The benchmark S&P 500 erased earlier marginal gains on Friday afternoon, falling 18.5 points, or 0.62 percent, to 2,976.61, after a Wall Street Journal report on the Fed’s plans.
According to the report, while the U.S. central bank is not prepared to make a bigger 50-basis-point cut, it may make further rate cuts in the future given concerns about a decline in global economic growth and uncertainty about trade.
On Thursday, stocks had risen as comments from New York Fed President John Williams increased hopes of a bigger rate cut. Later that day, however, a New York Fed representative said Williams’ comments were not intended to telegraph any hints about upcoming Fed policy actions.
Trump blasted New York Fed President John Williams (left) on Friday after Fed officials dampened hopes that William’s remarks signaled a 50 basis-point rate cut in July
‘I like New York Fed President John Williams first statement much better than his second,’ Trump tweeted on Friday morning in response to the reversal.
‘His first statement is 100% correct in that the Fed ‘raised’ far too fast & too early. Also must stop with the crazy quantitative tightening,’ he continued.
‘We are in a World competition, & winning big, but it is no thanks to the Federal Reserve. Had they not acted so fast and ‘so much,’ we would be doing even better than we are doing right now,’ Trump wrote.
‘This is our chance to build unparalleled wealth and success for the U.S., GROWTH, which would greatly reduce % debt. Don’t blow it!’
Futures market odds of a 50-basis-point cut at the Fed’s July meeting soared to 71% late Thursday immediately after Williams’ speech but fell to 22.5% on Friday, according to CME Group’s Fedwatch tool.
This chart shows the effective federal funds rate from 1995 to present
The Dow Jones Industrial Average fell 68.77 points, or 0.25 percent, to 27,154.2 and the Nasdaq Composite dropped 60.75 points, or 0.74 percent, to 8,146.49.
For the week, the Dow lost 0.64 percent, the S&P fell 1.23 percent and the Nasdaq shed 1.19%.
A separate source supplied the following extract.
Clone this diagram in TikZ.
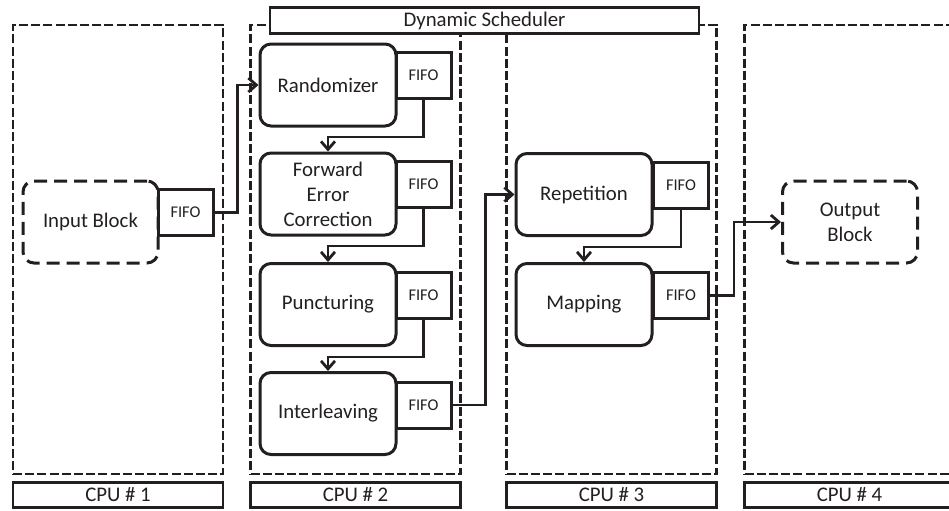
\documentclass[tikz,border=0pt]{standalone}
\usepackage{fontspec}
\setmainfont{Carlito}
\usepackage{tikz}
\usetikzlibrary{arrows.meta,positioning}
\definecolor{ink}{RGB}{35,31,32}

\begin{document}
\begin{tikzpicture}[x=0.5pt, y=-0.5pt, draw=ink, text=ink,
    font=\fontsize{10.4}{12.5}\selectfont,
    cpubox/.style={draw, line width=1.4pt, dash pattern=on 4.5pt off 1.6pt, minimum width=105pt, minimum height=224.5pt, inner sep=0pt},
    cpulabel/.style={draw, line width=1.4pt, fill=white, minimum width=105pt, minimum height=12.5pt, inner sep=0pt},
    block/.style={draw, line width=1.5pt, rounded corners=5.5pt, minimum width=68pt, minimum height=41pt, align=center, inner sep=0pt},
    ioblock/.style={block, dash pattern=on 6.5pt off 3.5pt, minimum width=67.5pt},
    fifo/.style={draw, line width=1.5pt, fill=white, minimum width=27.5pt, minimum height=23pt, inner sep=0pt, font=\fontsize{8.2}{10}\selectfont},
    flow/.style={->, >={Straight Barb[length=4pt, width=7pt]}, line width=1.4pt, draw=ink}]
    \useasboundingbox (0,0) rectangle (949,510);

    % processors
    \node[cpubox] (col1) at (118,249.5) {};
    \node[cpubox] (col2) at (355.5,249.5) {};
    \node[cpubox] (col3) at (611.5,249.5) {};
    \node[cpubox] (col4) at (849.5,249.5) {};
    \node[cpulabel] (cpu1) at (118,495) {CPU \# 1};
    \node[cpulabel] (cpu2) at (355.5,495) {CPU \# 2};
    \node[cpulabel] (cpu3) at (611.5,495) {CPU \# 3};
    \node[cpulabel] (cpu4) at (849.5,495) {CPU \# 4};
    \node[cpulabel, minimum width=214.5pt, minimum height=13pt] (sched) at (484.5,20.5) {Dynamic Scheduler};

    % blocks
    \node[ioblock] (in) at (90.5,222) {Input Block};
    \node[fifo] (infifo) at (185.5,212.5) {FIFO};
    \node[block] (rand) at (328,85) {Randomizer};
    \node[fifo] (randfifo) at (423.5,75.5) {FIFO};
    \node[block] (fec) at (328,194) {Forward\\Error\\Correction};
    \node[fifo] (fecfifo) at (423.5,184.5) {FIFO};
    \node[block] (punc) at (328,304.5) {Puncturing};
    \node[fifo] (puncfifo) at (423.5,295.5) {FIFO};
    \node[block] (inter) at (328,413.5) {Interleaving};
    \node[fifo] (interfifo) at (423.5,405) {FIFO};
    \node[block] (rep) at (584,194.5) {Repetition};
    \node[fifo] (repfifo) at (681,185.5) {FIFO};
    \node[block] (map) at (584,304.5) {Mapping};
    \node[fifo] (mapfifo) at (681,295.5) {FIFO};
    \node[ioblock] (out) at (850,222) {Output\\Block};

    % data flow
    \draw[flow] (infifo.east) -- ++(23,0) |- (rand.west);
    \draw[flow] (randfifo.south) -- ++(0,37) -| (fec.north);
    \draw[flow] (fecfifo.south) -- ++(0,37) -| (punc.north);
    \draw[flow] (puncfifo.south) -- ++(0,37) -| (inter.north);
    \draw[flow] (interfifo.east) -- ++(33,0) |- (rep.west);
    \draw[flow] (repfifo.south) -- ++(0,37) -| (map.north);
    \draw[flow] (mapfifo.east) -- ++(24,0) |- (out.west);
\end{tikzpicture}
\end{document}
Earlier on Friday, U.S. stocks had edged higher as strong results from Microsoft Corp momentarily buoyed technology stocks. Microsoft shares ended marginally higher, up 0.1 percent, but the S&P 500 technology index fell 0.55%.
Second-quarter profits at S&P 500 companies are now estimated to rise 1 percent, according to Refinitiv IBES data, in a reversal from earlier expectations of a small drop.
A one-day view of the Dow Jones shows the index erasing gains late in the day on Friday
Traders work on the floor of the New York Stock Exchange on Friday
Boeing Co shares gained 4.5 percent, despite the planemaker’s disclosure that it would take a $4.9 billion after-tax hit from the grounding of its 737 MAX, indicating that investors had expected more severe repercussions.
Kansas City Southern shares rose 4.6 percent after the railroad operator posted a better-than-expected quarterly profit. Its shares helped the Dow Jones Transport index gain 0.6%.
Shares of American Express Co slipped 2.8 percent after the credit card issuer warned of higher operating costs this year as it spends heavily on rewards programs to attract customers.
Declining issues outnumbered advancing ones on the NYSE by a 1.29-to-1 ratio; on Nasdaq, a 1.51-to-1 ratio favored decliners.
The S&P 500 posted 45 new 52-week highs and five new lows; the Nasdaq Composite recorded 75 new highs and 84 new lows.